(refiles to correct Kuroda’s first name in paragraph 13)
* Asia important player in reducing global imbalances
* Study says Asia has to address weakness on governance, institutions (Recasts with ministers at seminar on 2050 report)
By John Mair and John Ruwitch
HANOI, May 4 (Reuters) - Asia could dominate the world economy by 2050, provided it avoids the traps that have seen other emerging countries stall, and that meant it has to do its part in reducing global imbalances, top policymakers said on Wednesday.
French finance minister Christine Lagarde said Asia could not be a bystander in the Group of 20’s drive for “solid, sustainable and balanced” global growth, while China’s deputy finance minister Li Yong said the region should speak with one voice.
“That’s priority number one: trying to reduce the level of surpluses and deficits by agreeing to more balanced (development) in relation to our own development and the development of other countries,” Lagarde said at the Asian Development Bank’s annual meeting.
“Asia is not a passenger in that game,” she said at a seminar on an ADB report that the region could account for 51 percent of global output by mid-century. [ID:L3E7G337B]
ADB said Asia could achieve such prominence if its major economies avoid the middle-income trap, where emerging economies stall in their transition to growth based on high productivity and innovation, the ADB said.

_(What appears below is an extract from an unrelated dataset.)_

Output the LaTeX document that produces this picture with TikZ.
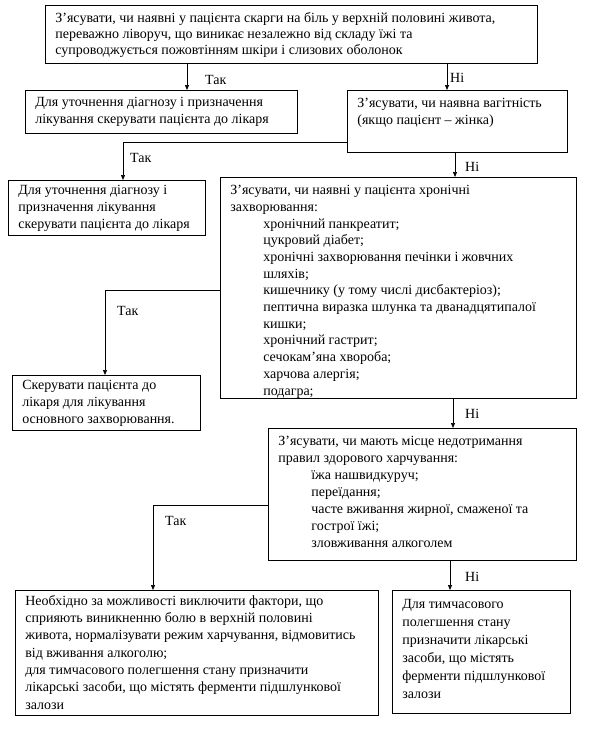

Successful transition would bring prosperity to some 3 billion people in the region a generation earlier than otherwise would be the case.
Lagarde was in Hanoi for the ADB’s meeting, which includes a G20-IMF session on reforming the international monetary system. France holds the G20 presidency this year.
The G20 has reached a deal for seven countries that each account for more than 5 percent of the group’s combined output to have their policies examined by the International Monetary Fund with a view to preventing a repeat of the global crisis.
The list includes the debt-burdened United States and export-rich China -- the two main economies at the heart of the debate over global imbalances -- along with France, Britain, Germany, Japan and India. [ID:nN15205055]
The IMF will look at national levels of debt, budget deficits and trade balances to determine if a nation’s policies are putting the global economy at risk and should be changed -- but countries are not required to follow its recommendations.
China’s Li said Asian countries needed to strengthen communication and coordination on economic policy.
“We should speak with one voice,” he said.
“It is imperative to strengthen regional cooperation and promote integration of the Asian economy.”
ADB President Haruhiko Kuroda said there was agreement imbalances needed to be reduced in Asia and the rest of the world.
“Global imbalances are on the rise again, although at this moment global imbalances are not anything near to the pre-crisis peak,” he told the seminar.